Lennon wrote to family, extended and close. He wrote to his estranged, duplicitous father; he wrote to employees of Apple Records; to Paul, George, and Ringo; he wrote to his chauffeur; he wrote to country-music outlaw Waylon Jennings. There is a letter to late-night TV oddity Joe Franklin and to film icon Gloria Swanson (they were, improbably, friends). The Lennon letters brim with eclectic references: Watergate, The Mike Douglas Show, Woody Allen, spirituality. Brian Epstein, their Jewish, closeted manager — and handler, friend, image-maker — generates a fair amount of references that recede as Epstein’s influence ultimately wanes (and tragically ends altogether with his mid-’60s suicide).

The acerbic John Lennon — which has been somewhat tucked away these last three decades — is on full display. Todd Rundgren, who had publicly groused about Lennon’s 90-proof hi-jinx, gets the full smackdown treatment in a letter to “Sodd Runtlestuntle” in which Lennon makes repeated fun of his name, mocks his music, and disparages him as nothing more than a petty attention-seeker. Unsurprisingly, Paul McCartney, Lennon’s post-Beatles bête noir, is the recipient of enough invective to warrant an entire chapter: “I don’t believe you’re that insane — Paul — do you believe that?” In an open letter to McCartney that appeared in Melody Maker in 1971, we read: “It’s all very well playing ‘simple, honest ole Paul’. . . have you thought that you might possibly be wrong about something? Your conceit against us . . . is incredible.”

Lennon’s full-throttle immersion into radical activism is all the more exceptional when one considers that his counterparts were not, by any stretch, Tom Hayden or Angela Davis. His counterparts were Mick Jagger or Jim Morrison. “Street Fighting Man” aside, these were musical entertainers — aware, relevant entertainers, to be sure — but entertainers nonetheless.

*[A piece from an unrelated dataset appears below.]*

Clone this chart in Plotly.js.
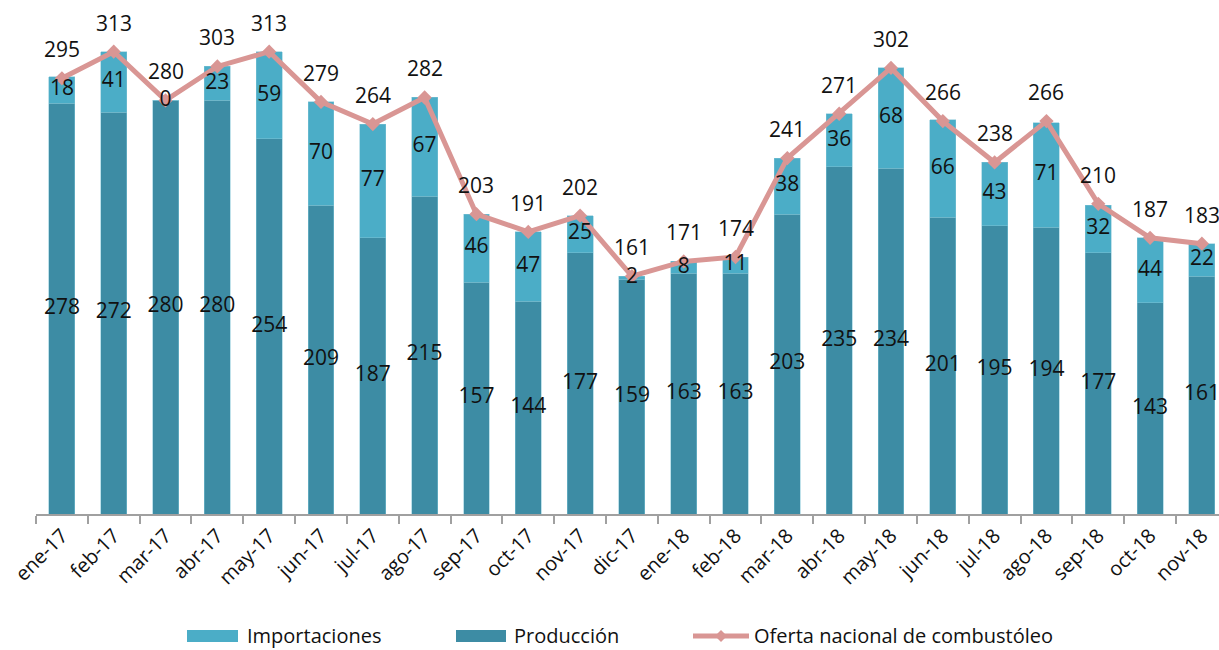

There is correspondence with Black Panther founder Huey Newton (1972), Lennon noting with incredulity that “Imagine” has become a hit in apartheid South Africa. His political concerns, as the letters attest, were legion: the arrest and legal tribulations of activist John Sinclair; the plight of incarcerated Trinidadian dissident Michael X (who eventually — despite the vigorous activism of Lennon and many others — was executed). Lennon lent support to the beleaguered British satirical magazine Oz and expressed solidarity with the people of Northern Ireland: “. . . how would we feel,” he writes in 1972, “being occupied by Irish troops? . . . our deepest sympathies must surely go to the victims of British and American imperialism. . . . the real cause of the problems is British imperialism.”

The hyper-opinionated letters are leavened with a strong, bracing dose of humor; no surprise to anyone remotely conversant with the Beatles. “Your Majesty,” a 1969 letter to Queen Elizabeth begins, “I am returning this MBE [an honorific title] in protest against Britain’s involvement in the Nigeria-Biafra thing, against our support of America in Vietnam and against [his song] Cold Turkey slipping down the charts.”

John Lennon wrote most of these letters from an Olympian perch that no longer exists and never will. The Beatles, of course, were the biggest musical force the world had ever seen — and will ever see — and he was the unequivocal leader of the pack. This alone lends an intrinsic significance to any collection of his letters, but the book is compromised by an uncomfortable undercurrent of voyeurism. The reader can feast his or her eyes on letter 101 [undated]: a shopping list (laxative, swim trunks). Letter 264 [1979] is yet another shopping list, designated for his housekeeper (milk, oranges, one dozen eggs). Following along in chronological order, letter 265 is a brief, complaining note to the laundry that yellowed his “brand new white shirt.” Didn’t John and Yoko have their own washer and drier? And if not, why wasn’t there someone on their staff to handle laundry issues? These are mildly intriguing questions, but ones that seem more appropriate for People magazine or a late-night conversation in one’s dorm room. And over the years, Davies informs us, a good chunk of this material has been sold off to assorted collectors, which is not just exploitative but vaguely cannibalistic. Lennon was a showman par excellence and not known for his reticence. But it’s hard to know what he would make of his laundry gripes or need for new swim trunks available for public perusal. Or sold to the highest bidder.

“I’m 40 next year,” he wrote to a cousin in 1979. “I hope life begins...” He had found peace in domesticity, fulfillment as a father, and a newfound eagerness to make music. The reader is cursed with a sinking insight that John Lennon himself, of course, did not possess. His life would end, not begin, at forty.

Accordingly, The John Lennon Letters comes to an abrupt halt, wisely absent any sort of denouement. What conclusion, after all, can be drawn from that act of brutality in front of the Dakota?

John Lennon’s death made no sense in 1980. It seems, thirty years on, all the more tragically incomprehensible.

Richard Klin is author of Something to Say (Leapfrog Press, 2011), a series of profiles of artists discussing the intersection of art and politics. His writing has been featured on NPR’s All Things Considered and in numerous magazines.